● WRITTEN REQUEST: Records follow. Pull out every line that contains "this".

Entries with chart source code:

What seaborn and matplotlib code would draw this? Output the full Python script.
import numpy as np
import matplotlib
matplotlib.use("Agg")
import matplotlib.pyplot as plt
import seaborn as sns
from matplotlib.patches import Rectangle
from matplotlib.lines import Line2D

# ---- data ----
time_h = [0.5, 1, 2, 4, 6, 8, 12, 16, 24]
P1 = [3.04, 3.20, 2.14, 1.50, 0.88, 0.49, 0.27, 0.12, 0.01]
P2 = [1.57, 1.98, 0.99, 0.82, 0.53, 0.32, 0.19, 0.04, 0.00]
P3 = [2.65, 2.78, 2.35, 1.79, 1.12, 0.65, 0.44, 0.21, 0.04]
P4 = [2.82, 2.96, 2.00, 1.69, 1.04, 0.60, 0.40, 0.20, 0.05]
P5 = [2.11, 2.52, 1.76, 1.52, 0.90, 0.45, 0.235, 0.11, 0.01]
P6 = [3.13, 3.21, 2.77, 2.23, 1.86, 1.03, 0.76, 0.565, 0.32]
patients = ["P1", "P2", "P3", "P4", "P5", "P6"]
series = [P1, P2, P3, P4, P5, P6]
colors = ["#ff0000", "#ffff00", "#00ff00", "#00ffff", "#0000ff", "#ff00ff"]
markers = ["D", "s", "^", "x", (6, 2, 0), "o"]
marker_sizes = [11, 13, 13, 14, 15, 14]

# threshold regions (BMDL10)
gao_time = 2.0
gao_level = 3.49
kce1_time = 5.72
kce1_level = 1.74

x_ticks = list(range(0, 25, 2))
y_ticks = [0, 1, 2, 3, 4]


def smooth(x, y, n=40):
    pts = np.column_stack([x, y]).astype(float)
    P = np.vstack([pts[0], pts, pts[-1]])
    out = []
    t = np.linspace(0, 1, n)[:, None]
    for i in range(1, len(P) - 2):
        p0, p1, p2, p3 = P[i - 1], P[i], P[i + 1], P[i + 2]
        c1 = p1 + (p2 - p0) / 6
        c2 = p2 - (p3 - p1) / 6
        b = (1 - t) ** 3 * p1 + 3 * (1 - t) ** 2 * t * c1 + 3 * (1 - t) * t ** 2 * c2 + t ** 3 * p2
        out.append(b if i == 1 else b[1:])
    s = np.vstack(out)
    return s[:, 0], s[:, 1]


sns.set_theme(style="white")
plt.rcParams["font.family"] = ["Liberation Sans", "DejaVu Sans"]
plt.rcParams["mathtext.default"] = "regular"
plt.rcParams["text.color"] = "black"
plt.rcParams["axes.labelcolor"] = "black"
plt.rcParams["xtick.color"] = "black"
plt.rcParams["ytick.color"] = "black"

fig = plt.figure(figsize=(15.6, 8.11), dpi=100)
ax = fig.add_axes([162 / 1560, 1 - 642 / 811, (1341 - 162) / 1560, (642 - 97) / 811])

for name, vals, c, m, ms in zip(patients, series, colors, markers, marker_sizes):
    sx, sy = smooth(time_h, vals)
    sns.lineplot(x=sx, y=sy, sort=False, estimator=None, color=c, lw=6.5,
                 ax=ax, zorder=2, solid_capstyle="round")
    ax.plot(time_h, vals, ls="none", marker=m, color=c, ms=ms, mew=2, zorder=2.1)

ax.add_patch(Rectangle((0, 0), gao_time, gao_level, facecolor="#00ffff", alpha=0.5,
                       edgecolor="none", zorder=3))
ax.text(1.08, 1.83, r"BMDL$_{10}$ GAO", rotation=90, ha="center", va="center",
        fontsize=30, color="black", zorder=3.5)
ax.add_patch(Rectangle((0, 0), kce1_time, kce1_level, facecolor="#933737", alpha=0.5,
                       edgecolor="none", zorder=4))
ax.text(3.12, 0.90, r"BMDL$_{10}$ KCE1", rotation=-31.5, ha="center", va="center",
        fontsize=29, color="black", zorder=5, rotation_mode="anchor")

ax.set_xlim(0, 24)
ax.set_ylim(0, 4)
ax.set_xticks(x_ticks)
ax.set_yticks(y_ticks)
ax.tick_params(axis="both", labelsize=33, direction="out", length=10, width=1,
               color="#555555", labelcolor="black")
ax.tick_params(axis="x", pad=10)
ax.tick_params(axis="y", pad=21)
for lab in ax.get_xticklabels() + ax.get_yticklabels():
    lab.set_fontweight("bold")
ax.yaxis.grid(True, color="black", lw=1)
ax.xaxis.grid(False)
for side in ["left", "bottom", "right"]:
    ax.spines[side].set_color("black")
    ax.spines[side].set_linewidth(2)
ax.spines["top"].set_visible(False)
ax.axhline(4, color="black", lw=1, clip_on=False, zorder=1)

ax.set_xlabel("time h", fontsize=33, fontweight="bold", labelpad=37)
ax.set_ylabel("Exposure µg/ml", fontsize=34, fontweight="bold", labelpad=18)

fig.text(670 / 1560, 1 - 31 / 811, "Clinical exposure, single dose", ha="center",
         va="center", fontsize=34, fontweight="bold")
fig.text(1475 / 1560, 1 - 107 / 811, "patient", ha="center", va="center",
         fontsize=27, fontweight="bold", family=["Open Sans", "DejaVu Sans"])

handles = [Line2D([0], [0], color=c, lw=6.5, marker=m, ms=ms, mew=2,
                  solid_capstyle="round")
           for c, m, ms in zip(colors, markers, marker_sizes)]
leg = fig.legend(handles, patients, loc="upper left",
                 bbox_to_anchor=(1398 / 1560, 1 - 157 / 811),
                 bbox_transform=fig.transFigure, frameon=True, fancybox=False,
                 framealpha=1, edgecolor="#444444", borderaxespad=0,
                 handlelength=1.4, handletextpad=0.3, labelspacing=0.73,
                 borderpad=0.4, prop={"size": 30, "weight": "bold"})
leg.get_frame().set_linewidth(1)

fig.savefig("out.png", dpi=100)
...
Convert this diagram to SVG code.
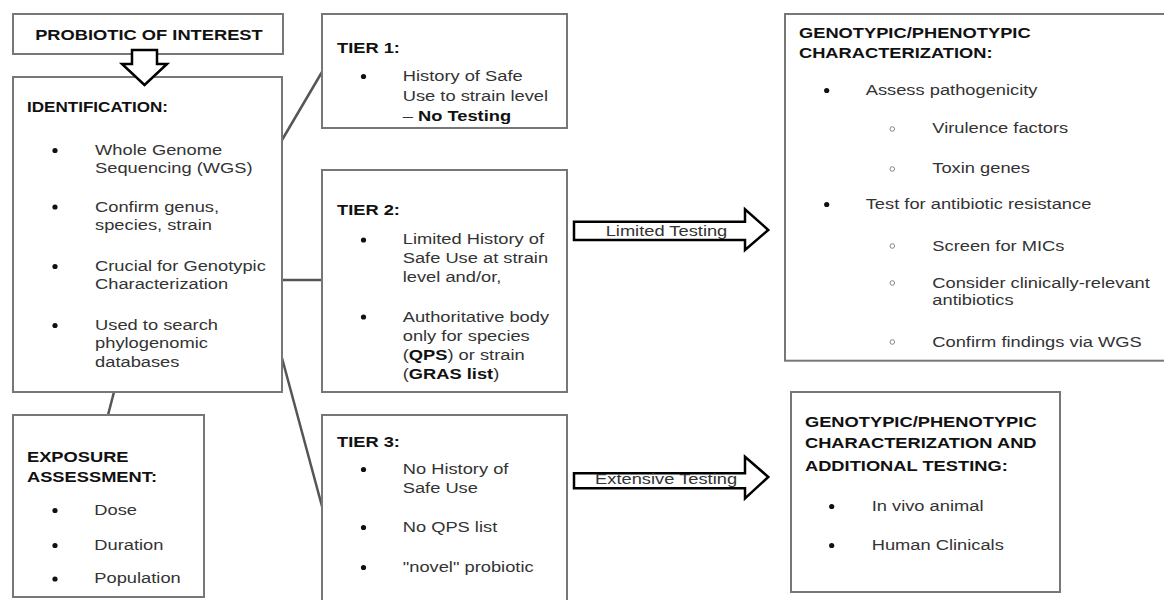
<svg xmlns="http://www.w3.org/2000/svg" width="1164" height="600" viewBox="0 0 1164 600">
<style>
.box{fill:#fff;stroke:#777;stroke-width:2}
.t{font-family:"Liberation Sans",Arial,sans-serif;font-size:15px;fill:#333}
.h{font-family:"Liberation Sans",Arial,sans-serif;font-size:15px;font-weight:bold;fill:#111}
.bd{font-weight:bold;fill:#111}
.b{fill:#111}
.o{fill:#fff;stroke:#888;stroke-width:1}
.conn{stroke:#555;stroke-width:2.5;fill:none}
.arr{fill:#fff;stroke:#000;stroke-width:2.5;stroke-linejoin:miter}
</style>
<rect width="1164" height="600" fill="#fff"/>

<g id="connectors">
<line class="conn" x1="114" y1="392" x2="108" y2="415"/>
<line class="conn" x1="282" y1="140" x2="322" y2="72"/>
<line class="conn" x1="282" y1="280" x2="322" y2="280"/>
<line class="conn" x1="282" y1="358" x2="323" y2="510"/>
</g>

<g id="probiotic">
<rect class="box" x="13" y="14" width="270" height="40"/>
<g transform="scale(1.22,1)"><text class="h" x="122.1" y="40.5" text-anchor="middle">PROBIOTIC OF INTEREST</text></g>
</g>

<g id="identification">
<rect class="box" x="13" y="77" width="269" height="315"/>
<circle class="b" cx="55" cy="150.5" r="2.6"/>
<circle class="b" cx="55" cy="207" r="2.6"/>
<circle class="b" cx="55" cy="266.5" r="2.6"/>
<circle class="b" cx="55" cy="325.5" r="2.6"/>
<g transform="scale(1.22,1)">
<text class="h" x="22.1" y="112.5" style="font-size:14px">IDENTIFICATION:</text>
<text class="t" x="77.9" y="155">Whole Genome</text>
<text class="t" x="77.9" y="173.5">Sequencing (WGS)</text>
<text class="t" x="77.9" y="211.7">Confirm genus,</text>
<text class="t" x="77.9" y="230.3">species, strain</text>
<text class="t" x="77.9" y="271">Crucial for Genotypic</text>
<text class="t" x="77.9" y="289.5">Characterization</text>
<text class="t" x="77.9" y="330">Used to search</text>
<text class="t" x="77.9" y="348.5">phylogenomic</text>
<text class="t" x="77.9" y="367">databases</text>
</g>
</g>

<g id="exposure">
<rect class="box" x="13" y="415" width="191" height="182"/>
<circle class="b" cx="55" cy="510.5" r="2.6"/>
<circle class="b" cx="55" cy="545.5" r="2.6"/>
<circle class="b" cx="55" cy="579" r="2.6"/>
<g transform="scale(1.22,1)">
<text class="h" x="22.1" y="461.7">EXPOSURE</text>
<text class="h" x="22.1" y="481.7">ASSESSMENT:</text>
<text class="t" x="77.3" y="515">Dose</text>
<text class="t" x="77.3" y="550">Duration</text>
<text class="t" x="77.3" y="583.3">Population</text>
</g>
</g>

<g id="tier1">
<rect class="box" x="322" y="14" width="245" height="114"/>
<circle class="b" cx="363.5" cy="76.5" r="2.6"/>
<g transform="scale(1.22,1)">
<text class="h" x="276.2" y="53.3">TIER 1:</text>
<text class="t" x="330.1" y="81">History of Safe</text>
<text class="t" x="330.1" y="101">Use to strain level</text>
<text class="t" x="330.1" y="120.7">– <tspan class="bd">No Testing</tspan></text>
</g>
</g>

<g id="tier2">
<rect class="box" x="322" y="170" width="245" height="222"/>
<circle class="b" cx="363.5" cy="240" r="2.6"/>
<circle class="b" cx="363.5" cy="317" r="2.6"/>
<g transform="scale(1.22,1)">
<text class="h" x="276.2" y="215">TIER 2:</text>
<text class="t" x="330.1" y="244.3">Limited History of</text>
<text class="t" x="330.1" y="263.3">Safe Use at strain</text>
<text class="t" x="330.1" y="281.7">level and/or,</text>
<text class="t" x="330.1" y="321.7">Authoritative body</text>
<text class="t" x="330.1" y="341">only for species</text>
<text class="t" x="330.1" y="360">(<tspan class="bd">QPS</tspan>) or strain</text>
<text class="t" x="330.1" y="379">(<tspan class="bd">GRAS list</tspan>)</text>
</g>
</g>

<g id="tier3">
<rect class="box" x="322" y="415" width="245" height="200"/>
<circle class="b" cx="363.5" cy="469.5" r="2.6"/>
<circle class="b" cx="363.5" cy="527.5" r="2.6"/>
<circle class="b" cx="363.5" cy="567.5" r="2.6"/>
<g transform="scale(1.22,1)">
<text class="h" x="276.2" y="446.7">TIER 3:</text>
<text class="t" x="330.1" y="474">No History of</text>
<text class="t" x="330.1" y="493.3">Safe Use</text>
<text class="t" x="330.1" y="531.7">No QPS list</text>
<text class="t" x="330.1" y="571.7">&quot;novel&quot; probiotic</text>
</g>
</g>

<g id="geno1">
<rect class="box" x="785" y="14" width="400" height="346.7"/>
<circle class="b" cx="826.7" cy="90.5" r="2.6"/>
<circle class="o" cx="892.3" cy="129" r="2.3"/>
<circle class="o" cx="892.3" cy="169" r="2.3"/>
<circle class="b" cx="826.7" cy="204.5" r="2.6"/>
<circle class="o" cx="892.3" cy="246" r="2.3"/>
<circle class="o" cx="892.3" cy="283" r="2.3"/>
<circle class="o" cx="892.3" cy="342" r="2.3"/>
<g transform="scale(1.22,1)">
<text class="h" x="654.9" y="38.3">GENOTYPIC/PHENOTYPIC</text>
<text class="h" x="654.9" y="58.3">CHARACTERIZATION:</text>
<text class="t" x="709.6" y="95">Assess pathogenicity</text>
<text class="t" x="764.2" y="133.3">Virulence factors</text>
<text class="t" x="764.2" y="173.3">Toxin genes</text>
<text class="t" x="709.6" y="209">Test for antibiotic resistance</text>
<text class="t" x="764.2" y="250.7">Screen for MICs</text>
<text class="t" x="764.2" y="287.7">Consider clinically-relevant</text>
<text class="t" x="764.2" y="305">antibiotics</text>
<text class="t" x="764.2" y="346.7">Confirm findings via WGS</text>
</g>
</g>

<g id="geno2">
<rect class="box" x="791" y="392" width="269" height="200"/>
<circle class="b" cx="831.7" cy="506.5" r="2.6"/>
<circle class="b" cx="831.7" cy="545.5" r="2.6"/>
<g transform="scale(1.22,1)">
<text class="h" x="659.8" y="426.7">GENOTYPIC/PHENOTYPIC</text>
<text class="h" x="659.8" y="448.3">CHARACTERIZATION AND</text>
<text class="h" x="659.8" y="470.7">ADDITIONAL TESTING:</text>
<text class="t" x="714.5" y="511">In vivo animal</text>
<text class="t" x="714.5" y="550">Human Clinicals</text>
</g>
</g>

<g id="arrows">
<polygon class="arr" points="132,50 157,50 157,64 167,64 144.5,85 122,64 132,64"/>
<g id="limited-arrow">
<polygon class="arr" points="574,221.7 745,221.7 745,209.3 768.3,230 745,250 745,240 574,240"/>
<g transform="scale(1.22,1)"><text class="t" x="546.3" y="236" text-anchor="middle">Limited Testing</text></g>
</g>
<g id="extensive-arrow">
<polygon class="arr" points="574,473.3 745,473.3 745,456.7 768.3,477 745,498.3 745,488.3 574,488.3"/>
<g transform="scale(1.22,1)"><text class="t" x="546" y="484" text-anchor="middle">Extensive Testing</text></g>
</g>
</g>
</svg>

● TASK RESPONSE:
What seaborn and matplotlib code would draw this? Output the full Python script.
Convert this diagram to SVG code.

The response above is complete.